- [PROBLEM DESCRIPTION]:
Repeat every line of the listing below exactly, minus the pictures.

#####

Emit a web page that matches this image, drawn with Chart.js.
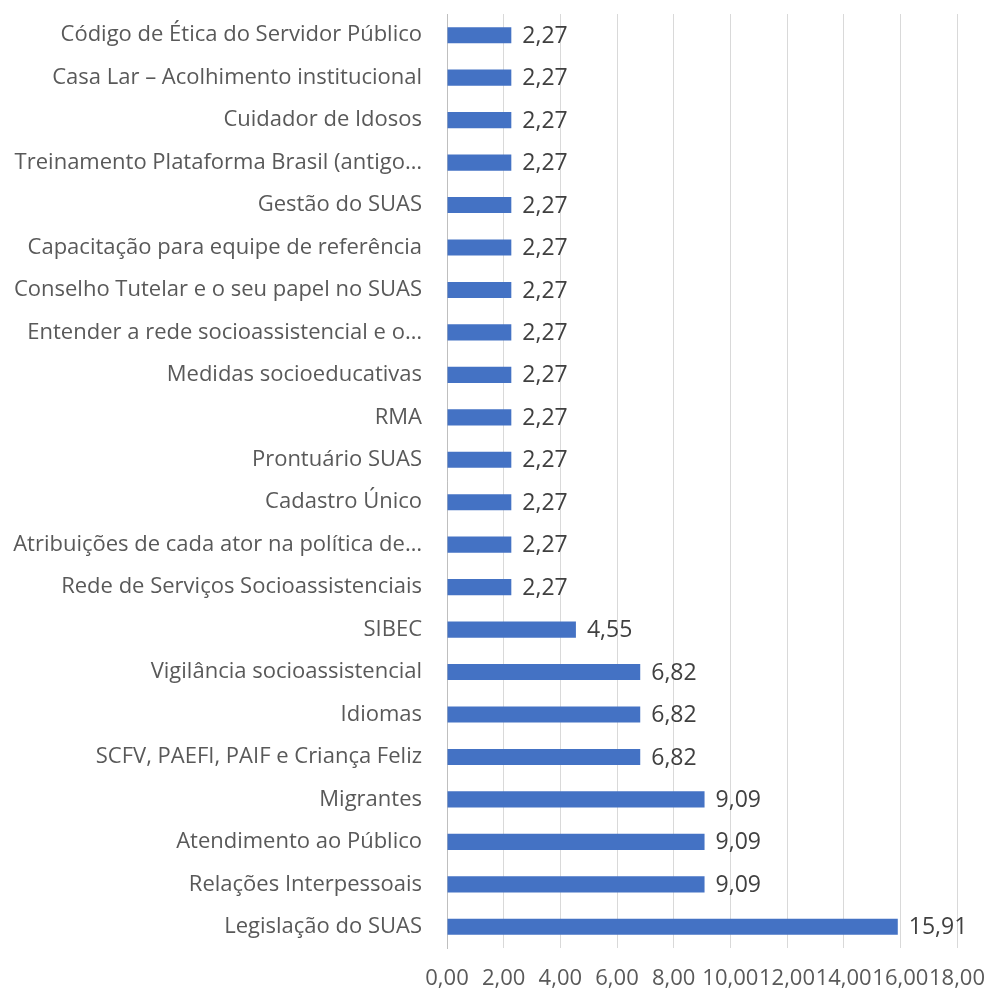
<!DOCTYPE html>
<html>
<head>
<meta charset="utf-8">
<script src="https://cdn.jsdelivr.net/npm/chart.js@4"></script>
<style>
  html, body { margin: 0; padding: 0; background: #fff; }
  #wrap { width: 987px; height: 988px; }
</style>
</head>
<body>
<div id="wrap"><canvas id="chart" width="987" height="988"></canvas></div>
<script>
// --- Data ---
const categories = [
  "Código de Ética do Servidor Público",
  "Casa Lar – Acolhimento institucional",
  "Cuidador de Idosos",
  "Treinamento Plataforma Brasil (antigo…",
  "Gestão do SUAS",
  "Capacitação para equipe de referência",
  "Conselho Tutelar e o seu papel no SUAS",
  "Entender a rede socioassistencial e o…",
  "Medidas socioeducativas",
  "RMA",
  "Prontuário SUAS",
  "Cadastro Único",
  "Atribuições de cada ator na política de…",
  "Rede de Serviços Socioassistenciais",
  "SIBEC",
  "Vigilância socioassistencial",
  "Idiomas",
  "SCFV, PAEFI, PAIF e Criança Feliz",
  "Migrantes",
  "Atendimento ao Público",
  "Relações Interpessoais",
  "Legislação do SUAS",
];
const percentages = [
  2.27, 2.27, 2.27, 2.27, 2.27, 2.27, 2.27, 2.27, 2.27, 2.27, 2.27,
  2.27, 2.27, 2.27, 4.55, 6.82, 6.82, 6.82, 9.09, 9.09, 9.09, 15.91,
];
const xTicks = [0, 2, 4, 6, 8, 10, 12, 14, 16, 18];

const fmt = (v) => v.toFixed(2).replace(".", ",");
const FONT = "'Open Sans', 'Noto Sans', sans-serif";

// --- Value labels at bar ends ---
const valueLabels = {
  id: "valueLabels",
  afterDatasetsDraw(chart) {
    const ctx = chart.ctx;
    const meta = chart.getDatasetMeta(0);
    ctx.save();
    ctx.font = "23px " + FONT;
    ctx.fillStyle = "#404040";
    ctx.textAlign = "left";
    ctx.textBaseline = "middle";
    meta.data.forEach((bar, i) => {
      ctx.fillText(fmt(percentages[i]), bar.x + 11, bar.y + 1);
    });
    ctx.restore();
  },
};

new Chart(document.getElementById("chart"), {
  type: "bar",
  data: {
    labels: categories,
    datasets: [
      {
        data: percentages,
        backgroundColor: "#4472C4",
        barPercentage: 0.38,
        categoryPercentage: 1,
      },
    ],
  },
  options: {
    indexAxis: "y",
    responsive: false,
    animation: false,
    layout: { padding: { top: 0, right: 30, bottom: 0, left: 0 } },
    plugins: {
      legend: { display: false },
      tooltip: { enabled: false },
    },
    scales: {
      x: {
        min: 0,
        max: 18,
        afterBuildTicks: (scale) => {
          scale.ticks = xTicks.map((v) => ({ value: v }));
        },
        afterFit: (scale) => {
          scale.height = 40;
        },
        grid: {
          color: "#d9d9d9",
          lineWidth: 1,
          drawTicks: true,
          tickLength: 18,
          tickColor: "rgba(0,0,0,0)",
        },
        border: { display: false },
        ticks: {
          padding: 0,
          maxRotation: 0,
          autoSkip: false,
          color: "#595959",
          font: { family: FONT, size: 22 },
          callback: (v) => fmt(v),
        },
      },
      y: {
        afterFit: (scale) => {
          scale.width = 447;
        },
        grid: {
          display: true,
          drawOnChartArea: false,
          drawTicks: true,
          tickLength: 22,
          tickColor: "rgba(0,0,0,0)",
        },
        border: { display: true, color: "#bfbfbf", width: 1 },
        ticks: {
          padding: 3,
          autoSkip: false,
          color: "#595959",
          font: { family: FONT, size: 22, lineHeight: 1 },
        },
      },
    },
  },
  plugins: [valueLabels],
});
</script>
</body>
</html>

#####

- [EXERCISE ANSWER]:
Emit a web page that matches this image, drawn with Chart.js.
<!DOCTYPE html>
<html>
<head>
<meta charset="utf-8">
<script src="https://cdn.jsdelivr.net/npm/chart.js@4"></script>
<style>
  html, body { margin: 0; padding: 0; background: #fff; }
  #wrap { width: 987px; height: 988px; }
</style>
</head>
<body>
<div id="wrap"><canvas id="chart" width="987" height="988"></canvas></div>
<script>
// --- Data ---
const categories = [
  "Código de Ética do Servidor Público",
  "Casa Lar – Acolhimento institucional",
  "Cuidador de Idosos",
  "Treinamento Plataforma Brasil (antigo…",
  "Gestão do SUAS",
  "Capacitação para equipe de referência",
  "Conselho Tutelar e o seu papel no SUAS",
  "Entender a rede socioassistencial e o…",
  "Medidas socioeducativas",
  "RMA",
  "Prontuário SUAS",
  "Cadastro Único",
  "Atribuições de cada ator na política de…",
  "Rede de Serviços Socioassistenciais",
  "SIBEC",
  "Vigilância socioassistencial",
  "Idiomas",
  "SCFV, PAEFI, PAIF e Criança Feliz",
  "Migrantes",
  "Atendimento ao Público",
  "Relações Interpessoais",
  "Legislação do SUAS",
];
const percentages = [
  2.27, 2.27, 2.27, 2.27, 2.27, 2.27, 2.27, 2.27, 2.27, 2.27, 2.27,
  2.27, 2.27, 2.27, 4.55, 6.82, 6.82, 6.82, 9.09, 9.09, 9.09, 15.91,
];
const xTicks = [0, 2, 4, 6, 8, 10, 12, 14, 16, 18];

const fmt = (v) => v.toFixed(2).replace(".", ",");
const FONT = "'Open Sans', 'Noto Sans', sans-serif";

// --- Value labels at bar ends ---
const valueLabels = {
  id: "valueLabels",
  afterDatasetsDraw(chart) {
    const ctx = chart.ctx;
    const meta = chart.getDatasetMeta(0);
    ctx.save();
    ctx.font = "23px " + FONT;
    ctx.fillStyle = "#404040";
    ctx.textAlign = "left";
    ctx.textBaseline = "middle";
    meta.data.forEach((bar, i) => {
      ctx.fillText(fmt(percentages[i]), bar.x + 11, bar.y + 1);
    });
    ctx.restore();
  },
};

new Chart(document.getElementById("chart"), {
  type: "bar",
  data: {
    labels: categories,
    datasets: [
      {
        data: percentages,
        backgroundColor: "#4472C4",
        barPercentage: 0.38,
        categoryPercentage: 1,
      },
    ],
  },
  options: {
    indexAxis: "y",
    responsive: false,
    animation: false,
    layout: { padding: { top: 0, right: 30, bottom: 0, left: 0 } },
    plugins: {
      legend: { display: false },
      tooltip: { enabled: false },
    },
    scales: {
      x: {
        min: 0,
        max: 18,
        afterBuildTicks: (scale) => {
          scale.ticks = xTicks.map((v) => ({ value: v }));
        },
        afterFit: (scale) => {
          scale.height = 40;
        },
        grid: {
          color: "#d9d9d9",
          lineWidth: 1,
          drawTicks: true,
          tickLength: 18,
          tickColor: "rgba(0,0,0,0)",
        },
        border: { display: false },
        ticks: {
          padding: 0,
          maxRotation: 0,
          autoSkip: false,
          color: "#595959",
          font: { family: FONT, size: 22 },
          callback: (v) => fmt(v),
        },
      },
      y: {
        afterFit: (scale) => {
          scale.width = 447;
        },
        grid: {
          display: true,
          drawOnChartArea: false,
          drawTicks: true,
          tickLength: 22,
          tickColor: "rgba(0,0,0,0)",
        },
        border: { display: true, color: "#bfbfbf", width: 1 },
        ticks: {
          padding: 3,
          autoSkip: false,
          color: "#595959",
          font: { family: FONT, size: 22, lineHeight: 1 },
        },
      },
    },
  },
  plugins: [valueLabels],
});
</script>
</body>
</html>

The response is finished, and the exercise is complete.